Made from the Bobal grape variety, this wine has a fresh aroma with blackberry and fruit jelly notes.
It is sweet, fresh and easy to drink with a low alcohol volume.
It goes well with salads, pastas and cold dishes.
This rich and intense wine is made from a blend of Cabernet Sauvignon and Tempranillo.
Full-bodied and well-structured, it presents complex aromas with spicy and balsamic notes, and is velvety on the palate.
It goes well with lamb.
This blend of Tempranillo and Garnacha combines aromas of fruit and wood.
It’s the perfect partner for lamb, veal and poultry.
This classic red wine from Rioja Alavesa presents notes of ripe fruit, red fruit and spices.
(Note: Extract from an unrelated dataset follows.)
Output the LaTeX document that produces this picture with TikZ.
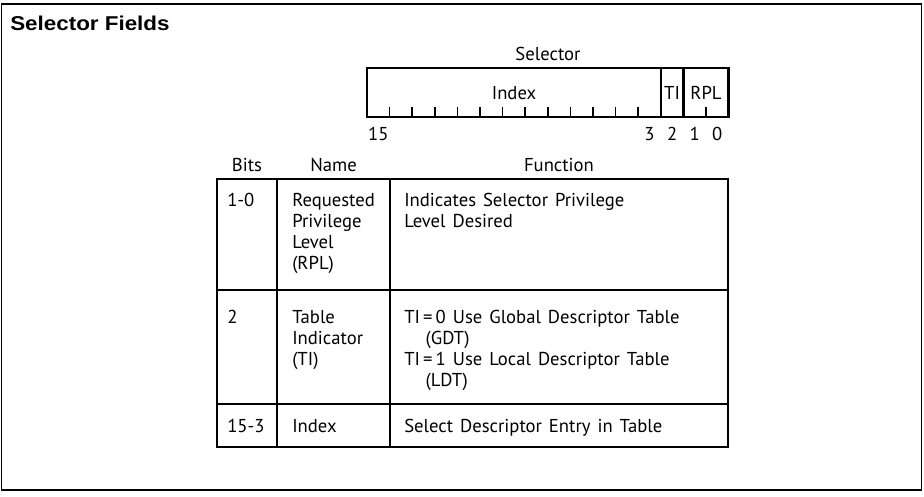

‘Really good, like those historic reds from Riojan harvests, but modernised in process and taste,’ says Martín.
This Catalan wine from the Celler Cooperatiu d’Espolla is made from two native grapes, the Lledoner negro (85%) and Lledoner rojo (15%).
It has a cherry red colour and the aroma of fresh fruit with aniseed and nuts.
The mouth is very sweet, with tannins present and a slightly bitter finish that gives it elegance.
It is ideal for drinks between hours, as an aperitif and accompanying light dishes.
This rosé cava is ‘fresh, fruity (strawberries, blackberries, raspberries), and slightly acidic with notes reminiscent of sweet cake.’
Pair it with rice dishes, salads and all types of seafood.
This is an iconic but affordable Manzanilla, recognizable with its label in homage to a gipsy woman who ran a bar in Málaga in which the drink was particularly popular.
Made from Palomino Fino, its nose has yellow apple and lemon aromas with of floral notes and a touch of sea breeze.
It tastes light and dry at the start and becomes saltier, with subtle hints of liquorice and salted almonds.
It goes best with tapas and appetizers, fish, shellfish, white meat and salads.